みっちゃん

ボルグ/マッケンロー 氷の男と炎の男のみっちゃんのレビュー・感想・評価

4.3
2021.7.25
「ボルグ/マッケンロー 氷の男と炎の男」
BORG MCENROE
2017 スウェーデン,デンマーク,フィンランド
監督 ヤヌス・メッツ
脚本 ロンニ・サンダール
NHK-BSPからの録画にて鑑賞

HDから消去できない作品が一つ増えてしまった。
実話に基づく物語。
1980年のウィンブルドン選手権。
そういえば、そんなことがあったというほどの記憶だった。

5連覇がかかるビヨン・ボルグの苦悩が中心となって描かれる。
終始沈鬱な表情のボルグ、金髪ロン毛の端正なお顔、王子様みたい。
冷静沈着な氷の男、北欧の冷血男などと評される。
大会前からの様子に、少年時代からの彼の様子が織り込まれて、
物語は進行する。

決勝戦で対戦することになるジョン・マッケンローは19歳、
暴言を吐き散らす悪童、NYの暴れん坊。
バンダナを真似たり、ボルグに憧れていたようだ。
そのはっきりした物言いに、私は気持ちよさも感じた。

対照的に並べられる二人だが、
実はボルグも10代の頃は、プレー中にすぐにキレていた。
彼を見込んでコーチを引き受けたレナート(ステラン・スガルスガルド!)が諭す。
『怒り、怖れ、混乱などすべてを1打1打にたたき込め!』と。
その言葉を飲み込んで、ボルグはコート内では冷静沈着なプレーヤーになる。

それを見抜いていたマッケンローの友人が言う。
『彼は氷山と言われているが、本当は噴火寸前の火山なんだ』

ロッカールームで二人が視線を交わした時、
何かグッと込み上げてきて、切なくなった。
5連覇を期待され、勝たなければならない重圧に押しつぶされそうなボルグ、
悪態を批判され、英国民を敵に回し、それでも勝ちたいマッケンロー、
どちらも孤独なんだ。

伝説の決勝戦に映画の1/4くらい割かれたんじゃないだろうか。
息詰まる、目が離せない。

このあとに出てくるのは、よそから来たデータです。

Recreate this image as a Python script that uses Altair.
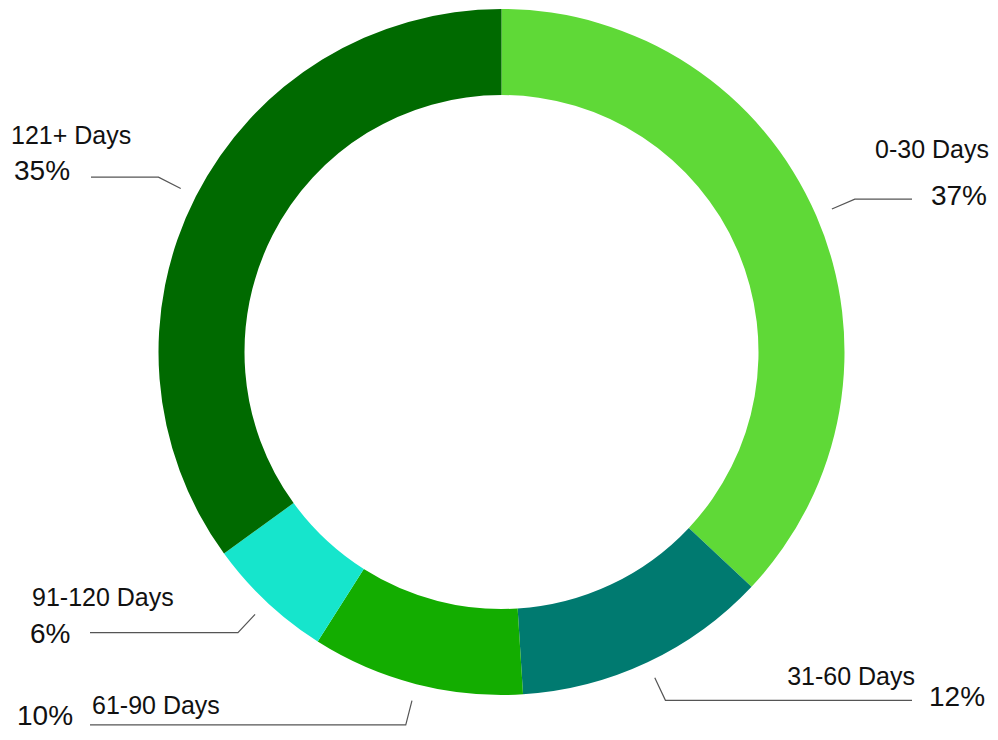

結果はわかっているのに。
『すばらしい試合だ。君のテニスをしろ』
本当にボルグがマッケンローに言ったんだろうか。
第4セットのタイブレークでマッケンローが取り、第5セットまでもつれ込む。
ボルグも、調子が落ちそうになると、スウェーデンの森で感情を爆発させた過去を思い起こし、自分を奮い立たせる。
実況も良いことを言ってた『心と心の戦いだ』。

決勝戦では暴言を封印し、礼儀正しく試合に打ち込んだマッケンロー。
試合前にブーイングで迎えられた彼が、英国人に受け入れられたシーンに感動。
ラストも良かった。

ボルグ役は彼と同じスウェーデン人役者なんだろうな、美形。
マッケンロー役のシャイア・ラブーフ良かったー!
本人よりかわいい。笑

当時はジミー・コナーズ派だったっけと、おぼろげながら思い出す。